Thursday, January 22, 2015

Day #22, January 2015 - 30/30 Challenge, Wilson Stream

This is the last of the four canvases that I toned with an abstract acrylic underpainting.  Again I searched through my swipe file to find references pictures to fit the painting suggested by this underpainting.

Wilson Stream, 6x8, oil SOLD

My abstract underpainting

Again I began at the focal point.

 My next experiment will be the reverse of this one.  I will find the reference photo first and then tone the canvas accordingly.  Why bother with an underpainting?  These are my thoughts......

With the “Alla Prima” method of completing a painting in one session, having an underpainting makes the painting process easier. Many of our oil paints are transparent, especially the dark colors. Covering a white canvas with transparent dark paint can be difficult unless you lay the colors in thickly – then you have the problem of working into that thick, wet paint.
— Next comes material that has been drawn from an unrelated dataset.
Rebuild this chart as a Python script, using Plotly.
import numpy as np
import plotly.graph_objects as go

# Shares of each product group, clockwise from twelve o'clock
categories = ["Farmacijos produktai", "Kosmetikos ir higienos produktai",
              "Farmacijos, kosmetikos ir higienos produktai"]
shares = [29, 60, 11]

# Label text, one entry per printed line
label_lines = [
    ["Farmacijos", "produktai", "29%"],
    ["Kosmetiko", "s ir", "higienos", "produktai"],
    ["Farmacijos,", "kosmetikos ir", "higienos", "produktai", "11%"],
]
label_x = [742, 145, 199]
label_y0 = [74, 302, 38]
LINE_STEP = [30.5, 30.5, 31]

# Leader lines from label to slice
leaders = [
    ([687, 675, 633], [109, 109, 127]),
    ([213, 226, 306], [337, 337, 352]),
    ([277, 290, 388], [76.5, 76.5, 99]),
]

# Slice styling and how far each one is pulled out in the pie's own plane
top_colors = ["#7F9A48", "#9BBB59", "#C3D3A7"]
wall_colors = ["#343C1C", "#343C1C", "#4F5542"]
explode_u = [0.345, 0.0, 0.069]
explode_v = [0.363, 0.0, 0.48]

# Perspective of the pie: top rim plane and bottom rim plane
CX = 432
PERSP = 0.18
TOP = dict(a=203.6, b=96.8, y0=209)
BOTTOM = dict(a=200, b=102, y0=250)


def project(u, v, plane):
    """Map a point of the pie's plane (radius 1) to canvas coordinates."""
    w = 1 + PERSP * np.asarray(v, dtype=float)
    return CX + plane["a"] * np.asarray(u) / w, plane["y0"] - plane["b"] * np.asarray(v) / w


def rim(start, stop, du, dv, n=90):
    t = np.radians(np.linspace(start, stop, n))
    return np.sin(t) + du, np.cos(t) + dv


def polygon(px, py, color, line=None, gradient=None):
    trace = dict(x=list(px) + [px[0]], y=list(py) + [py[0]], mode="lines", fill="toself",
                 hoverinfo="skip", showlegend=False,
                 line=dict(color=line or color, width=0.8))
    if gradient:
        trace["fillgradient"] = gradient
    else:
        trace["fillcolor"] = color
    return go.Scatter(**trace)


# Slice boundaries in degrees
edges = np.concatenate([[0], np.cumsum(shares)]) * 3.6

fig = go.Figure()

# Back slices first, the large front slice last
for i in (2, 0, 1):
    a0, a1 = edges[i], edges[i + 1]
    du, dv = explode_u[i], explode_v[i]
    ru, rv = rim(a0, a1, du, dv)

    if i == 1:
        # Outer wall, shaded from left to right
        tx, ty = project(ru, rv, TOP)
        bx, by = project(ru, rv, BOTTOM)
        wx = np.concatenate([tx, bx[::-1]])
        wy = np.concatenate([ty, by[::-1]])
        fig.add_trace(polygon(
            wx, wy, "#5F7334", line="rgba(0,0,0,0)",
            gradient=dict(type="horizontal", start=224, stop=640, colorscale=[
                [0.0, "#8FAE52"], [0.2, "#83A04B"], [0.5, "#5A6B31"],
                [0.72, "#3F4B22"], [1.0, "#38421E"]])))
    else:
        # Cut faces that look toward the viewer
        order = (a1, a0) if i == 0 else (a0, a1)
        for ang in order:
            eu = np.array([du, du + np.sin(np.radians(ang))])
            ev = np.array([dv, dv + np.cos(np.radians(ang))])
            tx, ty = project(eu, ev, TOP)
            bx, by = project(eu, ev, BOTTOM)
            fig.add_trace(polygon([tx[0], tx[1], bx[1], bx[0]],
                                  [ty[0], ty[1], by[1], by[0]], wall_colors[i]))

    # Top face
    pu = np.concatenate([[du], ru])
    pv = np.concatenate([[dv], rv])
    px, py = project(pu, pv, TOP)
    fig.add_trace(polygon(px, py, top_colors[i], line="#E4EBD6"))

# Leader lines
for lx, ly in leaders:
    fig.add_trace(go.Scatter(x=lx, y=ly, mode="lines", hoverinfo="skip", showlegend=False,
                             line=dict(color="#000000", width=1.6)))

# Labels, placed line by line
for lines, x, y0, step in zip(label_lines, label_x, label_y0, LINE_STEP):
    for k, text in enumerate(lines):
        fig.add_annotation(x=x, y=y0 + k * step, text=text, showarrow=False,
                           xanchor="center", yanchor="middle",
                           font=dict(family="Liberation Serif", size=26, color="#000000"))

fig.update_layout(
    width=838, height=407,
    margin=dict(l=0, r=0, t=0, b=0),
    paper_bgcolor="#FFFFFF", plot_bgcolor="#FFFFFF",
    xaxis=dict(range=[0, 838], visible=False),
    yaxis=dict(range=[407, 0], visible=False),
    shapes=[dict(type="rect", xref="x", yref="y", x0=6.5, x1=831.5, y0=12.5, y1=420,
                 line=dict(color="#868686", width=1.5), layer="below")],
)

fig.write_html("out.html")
A dry underpainting allows you to apply these transparent colors as a glaze. Then the lighter and more opaque colors can be easily applied over this thinner paint. Remember the often heard phrases – “thick over thin” and “light over dark”.
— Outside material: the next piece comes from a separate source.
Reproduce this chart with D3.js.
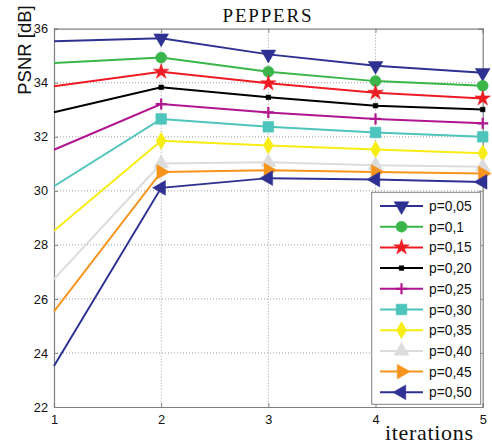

Underpaintings can be done in color with bits of the color allowed to show through the finished painting – most effective if the underpainting is done with colors complimentary to the final painting. Or you can chose to work in shades of gray using black and white, or any combination of color/complement to produce a myriad of interesting grays.
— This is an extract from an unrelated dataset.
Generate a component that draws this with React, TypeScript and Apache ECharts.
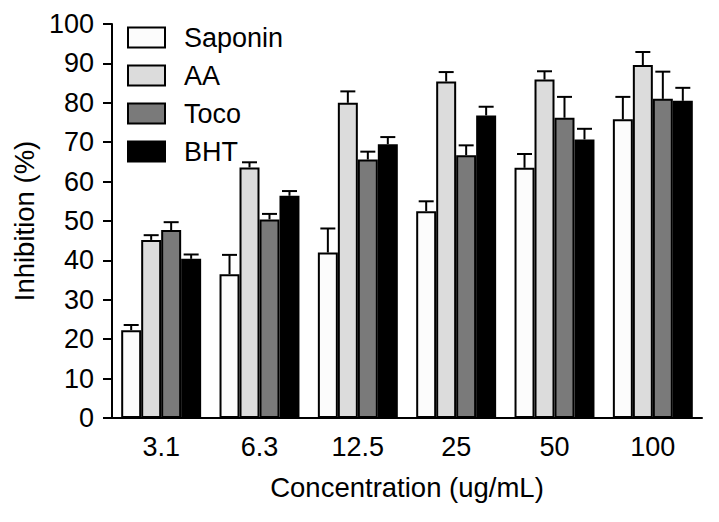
import React, { useEffect, useRef } from "react";
import * as echarts from "echarts";

const categories = ["3.1", "6.3", "12.5", "25", "50", "100"];
const seriesNames = ["Saponin", "AA", "Toco", "BHT"];
const saponin = [22.3, 36.5, 42.0, 52.5, 63.5, 75.8];
const saponinErr = [1.3, 4.9, 6.1, 2.5, 3.5, 5.7];
const aa = [45.2, 63.6, 80.0, 85.4, 85.9, 89.6];
const aaErr = [1.2, 1.3, 2.9, 2.4, 2.1, 3.3];
const toco = [47.7, 50.4, 65.6, 66.7, 76.2, 81.0];
const tocoErr = [2.0, 1.4, 2.0, 2.5, 5.3, 6.9];
const bht = [40.4, 56.4, 69.5, 76.8, 70.7, 80.5];
const bhtErr = [1.1, 1.2, 1.8, 2.2, 2.7, 3.3];

const FONT = "'Liberation Sans', Arial, Helvetica, sans-serif";
const colors = ["#fcfcfc", "#dcdcdc", "#7a7a7a", "#000000"];
const CAT_GAP = 0.187;

export default function App() {
  const ref = useRef<HTMLDivElement>(null);
  useEffect(() => {
    if (!ref.current) return;
    const chart = echarts.init(ref.current, undefined, { renderer: "svg" });
    const values = [saponin, aa, toco, bht];
    const errs = [saponinErr, aaErr, tocoErr, bhtErr];
    const barSeries: any[] = seriesNames.map((name, i) => ({
      name,
      type: "bar",
      data: values[i],
      barGap: "0%",
      barCategoryGap: (CAT_GAP * 100).toFixed(1) + "%",
      itemStyle: { color: colors[i], borderColor: "#000", borderWidth: 2 },
      z: 2,
    }));
    const errSeries: any[] = seriesNames.map((name, i) => ({
      name: name + "_err",
      type: "custom",
      z: 3,
      data: values[i].map((v, k) => [k, v, v + errs[i][k]]),
      encode: { x: 0, y: [1, 2] },
      renderItem: (params: any, api: any) => {
        const idx = api.value(0);
        const low = api.coord([idx, api.value(1)]);
        const high = api.coord([idx, api.value(2)]);
        const band = api.size([1, 0])[0];
        const group = band * (1 - CAT_GAP);
        const bw = group / 4;
        const cx = low[0] - group / 2 + bw * (i + 0.5);
        const half = 7.5;
        const style = { stroke: "#000", lineWidth: 2, fill: "none" };
        return {
          type: "group",
          children: [
            { type: "line", shape: { x1: cx, y1: low[1], x2: cx, y2: high[1] }, style },
            { type: "line", shape: { x1: cx - half, y1: high[1], x2: cx + half, y2: high[1] }, style },
          ],
        };
      },
    }));
    chart.setOption({
      animation: false,
      backgroundColor: "#fff",
      textStyle: { fontFamily: FONT },
      grid: { left: 112, right: 17, top: 24, bottom: 104, containLabel: false },
      legend: {
        data: seriesNames,
        orient: "vertical",
        left: 127,
        top: 24,
        padding: 0,
        itemWidth: 37,
        itemHeight: 20,
        itemGap: 11,
        icon: "rect",
        textStyle: { fontSize: 27, color: "#000", fontFamily: FONT, padding: [0, 0, 0, 14] },
      },
      xAxis: {
        type: "category",
        data: categories,
        name: "Concentration (ug/mL)",
        nameLocation: "middle",
        nameGap: 55,
        nameTextStyle: { fontSize: 27.5, color: "#000", fontFamily: FONT },
        axisLine: { lineStyle: { color: "#000", width: 2 } },
        axisTick: { length: 9, lineStyle: { color: "#000", width: 2 } },
        axisLabel: { fontSize: 27, color: "#000", margin: 15, fontFamily: FONT },
      },
      yAxis: {
        type: "value",
        min: 0,
        max: 100,
        interval: 10,
        name: "Inhibition (%)",
        nameLocation: "middle",
        nameGap: 74,
        nameTextStyle: { fontSize: 27.5, color: "#000", fontFamily: FONT },
        axisLine: { show: true, lineStyle: { color: "#000", width: 2 } },
        axisTick: { show: true, length: 9, lineStyle: { color: "#000", width: 2 } },
        axisLabel: { fontSize: 27, color: "#000", margin: 18, fontFamily: FONT },
        splitLine: { show: false },
      },
      series: [...barSeries, ...errSeries],
    });
    return () => chart.dispose();
  }, []);
  return (
    <div
      ref={ref}
      style={{ position: "fixed", left: 0, top: 0, width: 719, height: 522 }}
    />
  );
}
The underpainting can be loosely done or more detailed, thick or thin, colors or grays, depending on your preferences. Acrylic paint, if thinly applied, dries in about 5 minutes and you are ready to go. If you choose to do an underpainting in oils the drying time will be longer. It’s your choice.

Additional thoughts –
The phrases – “thick over thin” and “light over dark” bring to mind the importance of “working from the general to the specific”. To try to work in stages toward the finished painting without working backwards. If you must correct an area, it's best to wipe it out and start again. This is a hard discipline that takes concentration and planning. The results will be a fresh, not overworked painting with clean colors – and a satisfied artist.

And, yes, you can paint oil over acrylic if you keep the acrylic thin.